Opportunamente taciuta, una novità sostanziosa potrebbe essere saltata fuori, mercoledì pomeriggio, dal cilindro del Nazareno. Non un ritocco apportato all’Italicum ma una modifica radicale delle sue fondamenta: l’assegnazione del premio di maggioranza non più alla coalizione ma alla lista che supera il 40%, o che, in caso contrario, si aggiudica il ballottaggio. Una decisione finale non è ancora stata presa, ma di questo hanno parlato a palazzo Chigi i due soci del patto. Senza entrare nel merito, come se fosse un particolare da citare di sfuggita, Berlusconi ha detto ieri ai suoi che Renzi aspetta una risposta a stretto giro: entro il prossimo lunedì.
Si scrive patto a due, però si legge «a tre». Una legge così rimodellata andrebbe benissimo anche al M5S, che certo non si spingerebbe fino a votarla ma nemmeno alzerebbe le barricate per frenarla. E senza l’ostruzionismo della truppa pentastellata, un’approvazione quasi indolore della legge al senato sarebbe garantita. In questo modo, oltretutto, verrebbe eliminato l’elemento a maggior rischio di incostituzionalità del progetto Italicum, la soglia di sbarramento differenziata per i partiti che si coalizzano e per quelli che si presentano da soli.
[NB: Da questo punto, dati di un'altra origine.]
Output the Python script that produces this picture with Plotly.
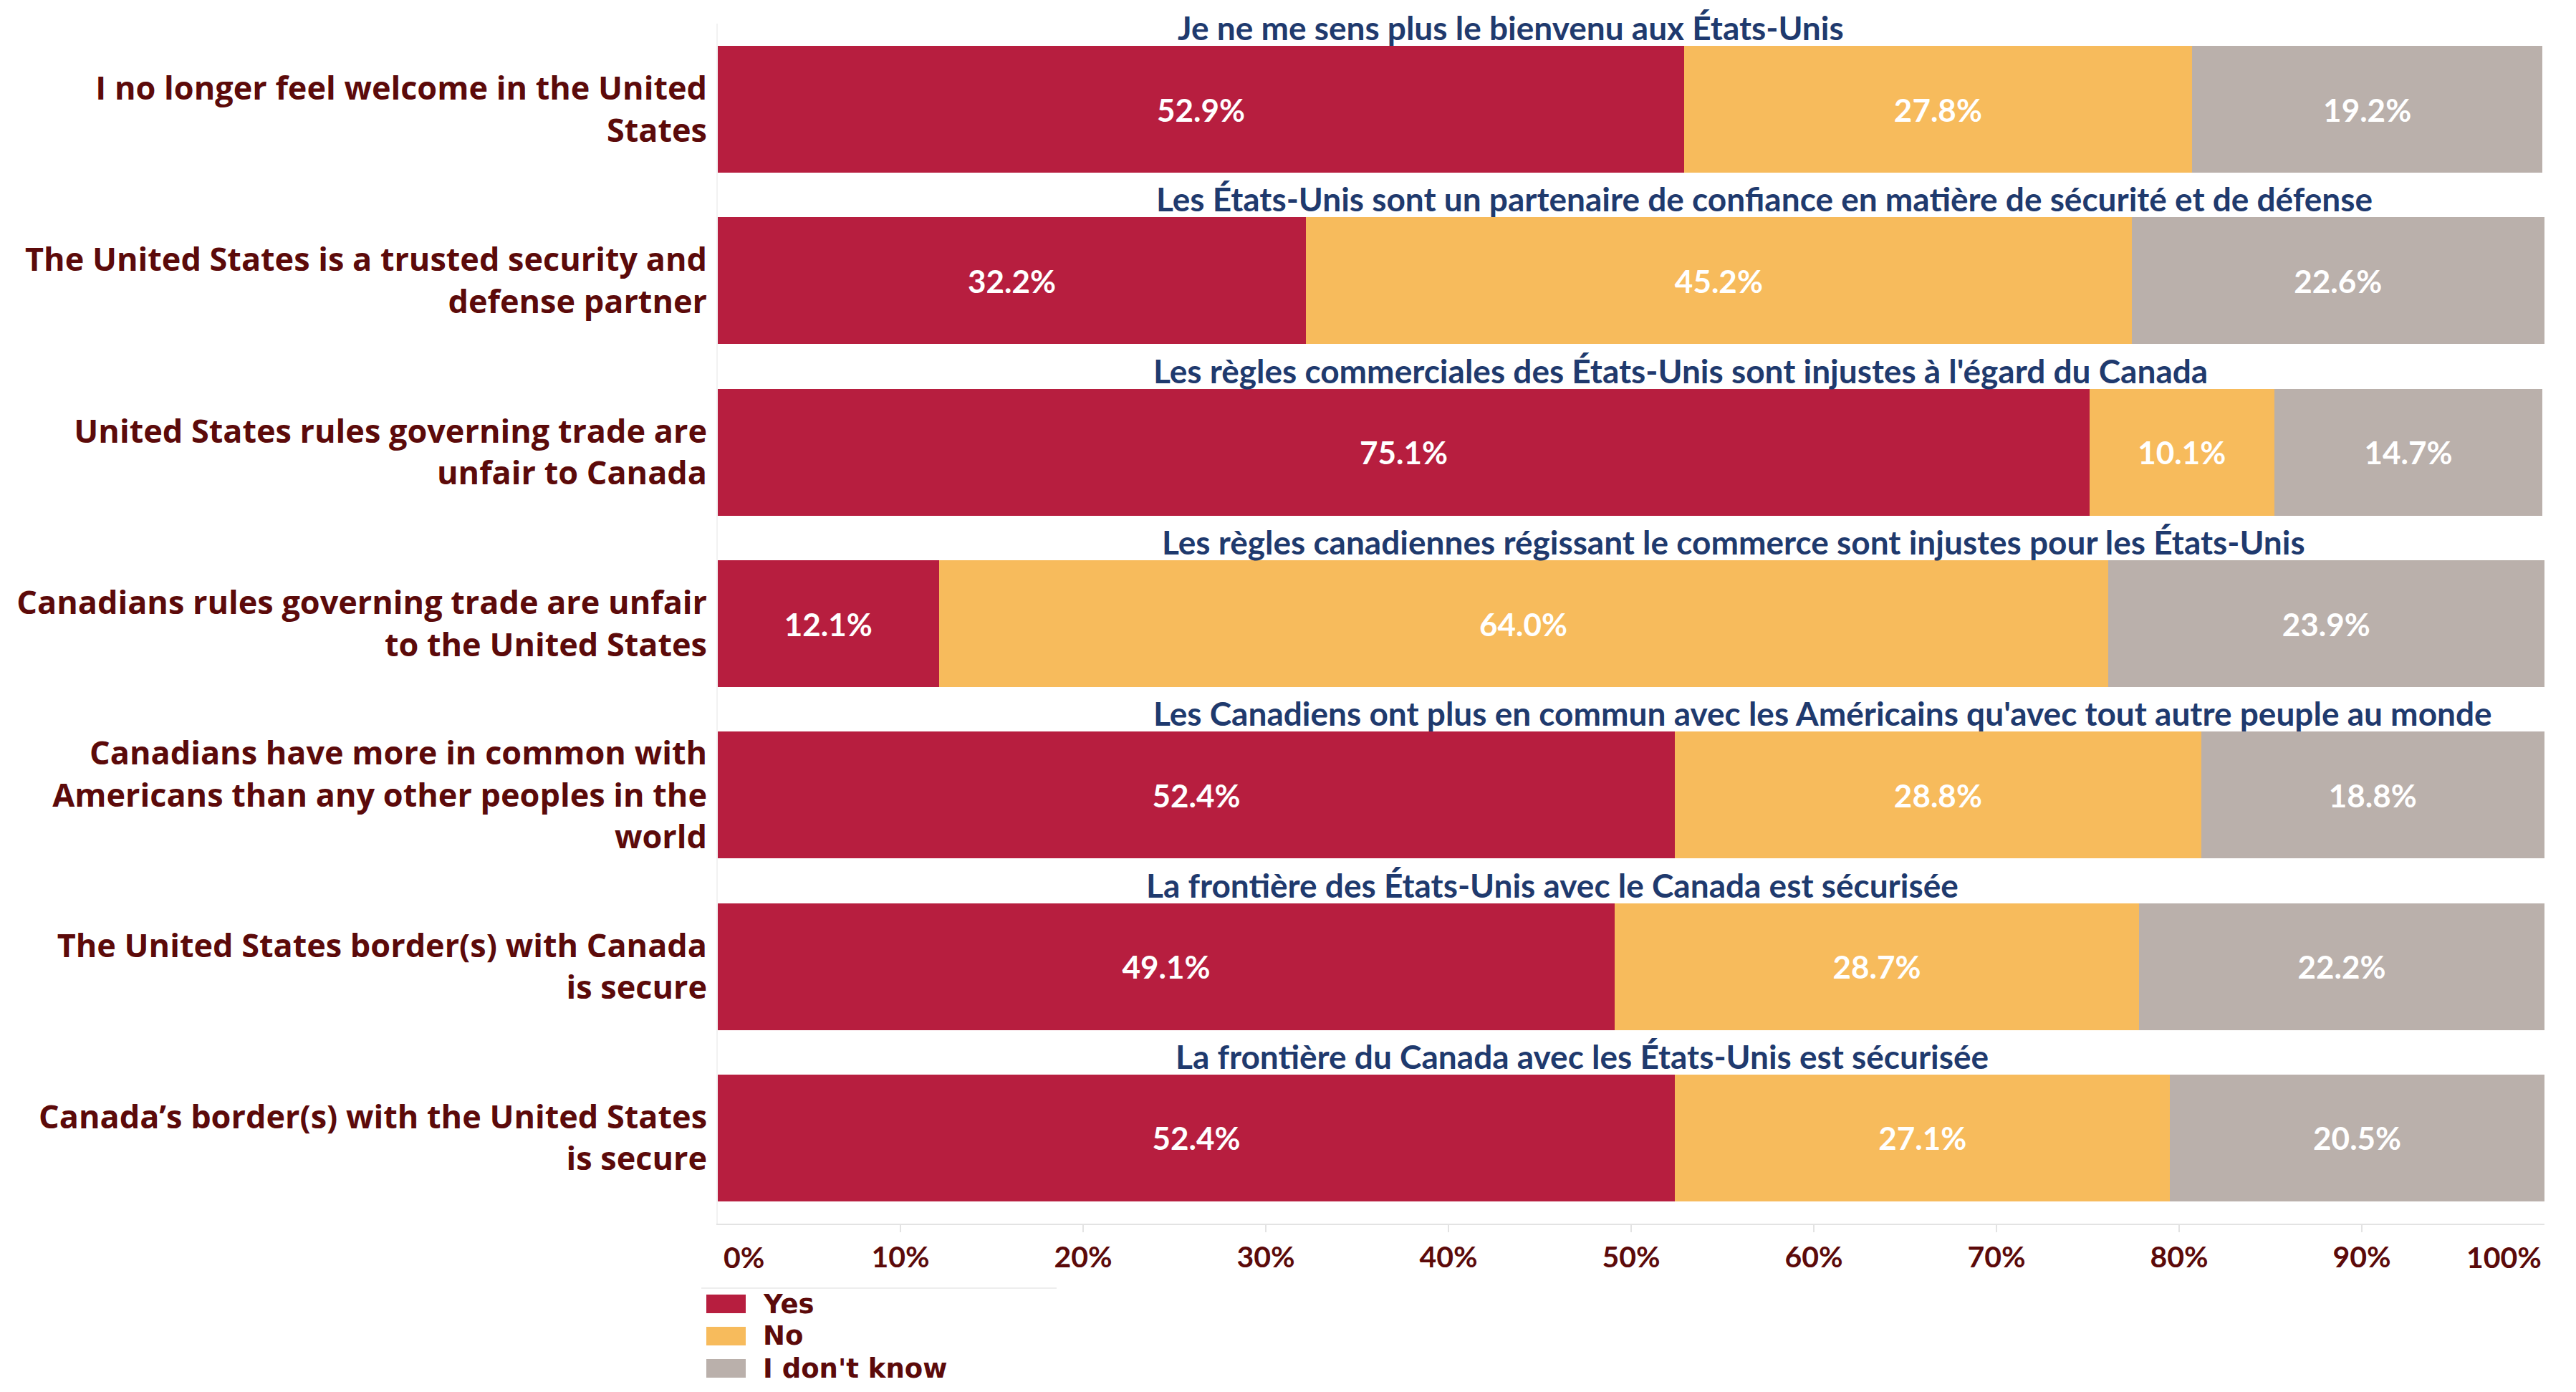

Una volta eliminate le coalizioni, la soglia di sbarramento verrebbe portata per tutti al 5%, spuntando così in partenza le prevedibili proteste dei partiti minori, fortemente penalizzati dalla geniale innovazione.

Sono fondamentalmente tre i partiti che verrebbero messi in pericolo di vita dall’eventuale scelta di assegnare il premio alla lista. Per la Lega, però, si tratta di un rischio limitato. Il Carroccio fa da sempre il pieno di voti quando si presenta da solo: non dovrebbe avere troppe difficoltà a superare la soglia. Diversa la situazione per Sel e per i centristi. Il partito di Vendola verrebbe messo letteralmente con le spalle al muro da una legge elettorale così rimodellata, ma difficilmente avrà la forza o gli strumenti di ricatto necessari per bloccare l’operazione. Tanto più senza la sponda dell’M5S. Quegli strumenti di ricatto li avrebbero, invece, i centristi, in particolare l’Ncd, almeno sulla carta. Ma si tratta di un partito molto più allo sbando di quanto non sembri, con intere aree che stanno già fiutando di la via migliore per salvare la pelle: o cercando scampo nelle amministrazioni locali, oppure intavolando trattative, anche individuali, con l’uno o l’altro dei partiti maggiori. Con l’ex casa madre azzurra, ma anche con il «nuovo» Pd di Matteo Renzi. Comunque, difficilmente potrebbero denunciare come proibitiva, a fronte delle ambizioni più volte conclamate, una soglia non elevatissima come sarebbe quella del 5%.

Il solo vero ostacolo potenzialmente insormontabile sarebbe dunque il no di Silvio Berlusconi. Sulla carta quel veto sembrerebbe inevitabile: per sperare di vincere le elezioni, l’ex Cavaliere può puntare solo su una coalizione quanto più ampia possibile. Le cose però stanno diversamente. Chi ci ha parlato nei mesi estivi rivela che a Berlusconi, oggi, la sola parola «coalizione» fa venire l’orticaria. Significherebbe infognarsi di nuovo in estenuanti trattative con gli uni e con gli altri. Significherebbe dover passare mesi a mediare tra posizioni inconciliabili come quelle degli anti euro di Salvini e dei soldatini di Bruxelles come Alfano. Il gran capo ha già dato, ha pure una certa età, non ne ha più voglia. La legge modificata gli consegnerebbe senza colpo ferire il ruolo di diarca nel paese: un saldo infinitamente più prezioso di qualsiasi singola concessione di questo o quel particolare sulla riforma della giustizia o in materia di etere.

Quanto a Renzi, per lui il premio alla lista invece che alla coalizione comporterebbe solo vantaggi e sarebbe del tutto funzionale alla strategia che ha impostato: resistere almeno altri tre anni, ottenendo così comunque qualche risultato, e poi affrontare le urne come partito unico del centrosinistra. L’ultima parola non è detta, ma di certo dalla quarta puntata del Nazareno l’ipotesi di un’Italia ridisegnata a misura di due partiti più uno è uscita immensamente rafforzata.